An as-built may not include every field change. A valve tag may not match the drawing. A panel schedule may be half-correct after the first tenant improvement. A mechanical room may have equipment labels that made sense to the installer but not to the next person who has to troubleshoot the system at 7 a.m.

This is one of the quietest MEP problems because it does not show up as a single failure. It shows up as friction. More site walks. More ceiling tiles opened. More “we need to verify existing conditions.” More change orders. More uncertainty before what should have been a simple repair or renovation.

BIM and coordinated digital documentation are valuable when they survive beyond design. The owner does not need a perfect model of every finish to benefit. The useful information is practical: risers, equipment locations, access zones, panels, valves, major duct and pipe routes, design intent, and updates made during construction.

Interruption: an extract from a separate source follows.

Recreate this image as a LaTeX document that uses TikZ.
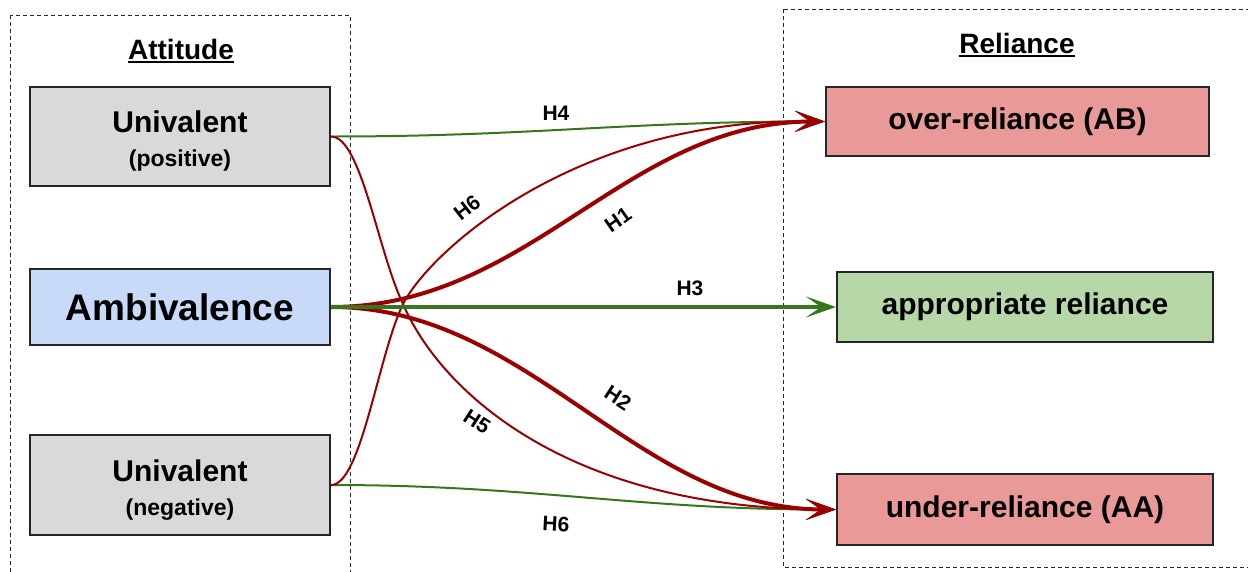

NY Engineers’ article on BIM for net-zero construction focuses on design and performance benefits, but the same information discipline helps long after occupancy. Better records support maintenance, energy upgrades, renovations, and system planning.

The old habit is to treat documentation as a closeout requirement. The better habit is to treat it as an operating asset. If the building will be leased, renovated, refinanced, sold, inspected, repaired, and upgraded, the MEP records should keep earning their place.

Wrap-up takeaway

Manual work will always belong in MEP operations because buildings still need people who notice what a dashboard can miss. The risk is relying on manual habits for systems that are too complex, too regulated, or too expensive to manage from memory. HVAC controls, booster pumps, electrical loads, fire protection records, and MEP documentation all benefit from earlier signals and cleaner ownership. The best starting point is usually not a major technology overhaul. Pick one recurring complaint, emergency call, or approval delay, trace it back to the MEP system behind it, and identify the one piece of information that would have made the problem visible sooner.